Now, under our constitutional regime and the very concept of the rule of law, the government is required to take action when the nation’s top court has determined it has violated someone’s rights. This is why two lower courts ordered the government to attempt to repatriate this Canadian citizen.
But what did the Supreme Court of Canada have to say about this? In the words of the Toronto Star report: “…The high court said that while the actions of the executive – the Harper government – are ‘not exempt from constitutional scrutiny,’ it would not be ‘appropriate for the court to give direction as to the diplomatic steps necessary to address the breaches of Mr. Khadr’s Charter rights.’” (Emphasis added.)
The only sensible way to interpret this is that the Harper government is, in fact, exempt from constitutional scrutiny! At least, it is when it finds constitutional scrutiny inconvenient. Worse, apparently the entire Supreme Court agrees with this! Any other interpretation, one fears, obviously would be double-plus untrue.
The Supreme Court has spoken: The government has exceeded its powers, it has violated the rights of a citizen. This wrong must be set right … except, of course, in the case of the Harper government, it need not be. After all, it would not be appropriate for the court to give directions. War is Peace. Hate is Love. Slavery is Freedom.
Not so surprising, then, that the Harper government quickly declared victory and indicated that it will not be so quick to attempt to repatriate Mr. Khadr, even though the court says it should. After all, the law, which under the notion of the rule of law applies to everyone, according to a reasonable interpretation of what the Supreme Court has said, does not apply to them.
Ergo, there is no rule of law.
Is this a rogue decision, or does it indeed express the new Canadian zeitgeist? Well, our Constitution (which also guarantees a system of government similar in principle to that of the United Kingdom, not that of the United States) decrees that the Ministry must resign if it loses the confidence of the House.
But when the House had clearly lost confidence in the Ministry, and had indicated its intention to vote non-confidence, it was swiftly and conveniently prorogued before it could so vote. Problem solved. As in the case of the unsavoury Khadr family, the general populace seems not unduly alarmed.
There is a Constitution, and there are laws – but they do not appear to apply to our governors, at least when the governors are Harperite neocons and at least when it suits them.
Thus we see yesterday’s ruling of the Supreme Court mirrored in the political spirit of the nation.
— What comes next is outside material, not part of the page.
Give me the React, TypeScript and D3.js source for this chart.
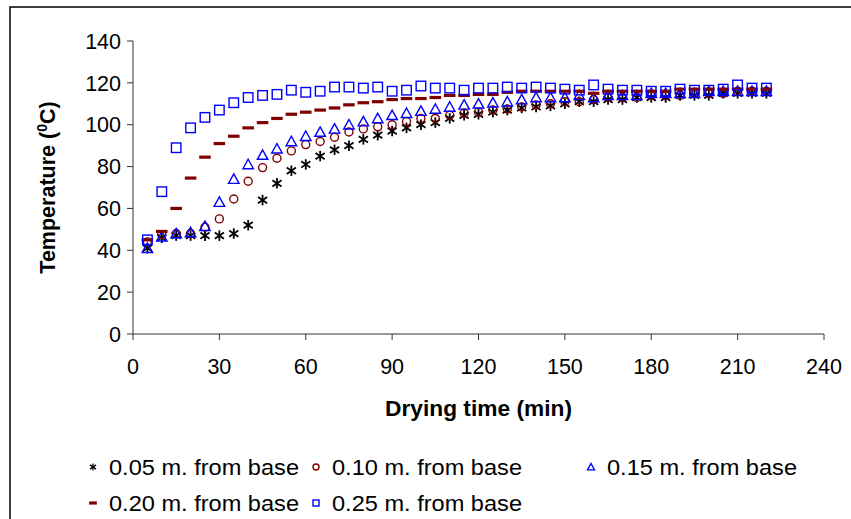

So what happens, if at the end of the constitutionally mandatory five-year period cited above, the defeat of the Harper government seems inevitable? Is the five-year requirement set aside until such time as the Conservatives, so called, can win again?
Impossible? Absurd, you say? Could never happen here? Why not, if the government is exempt from constitutional scrutiny?
Remember, our Constitution is the supreme law of the land. If the nine justices of the Supreme Court of Canada will not – or cannot – make the government obey that law, what is it that we are paying them for?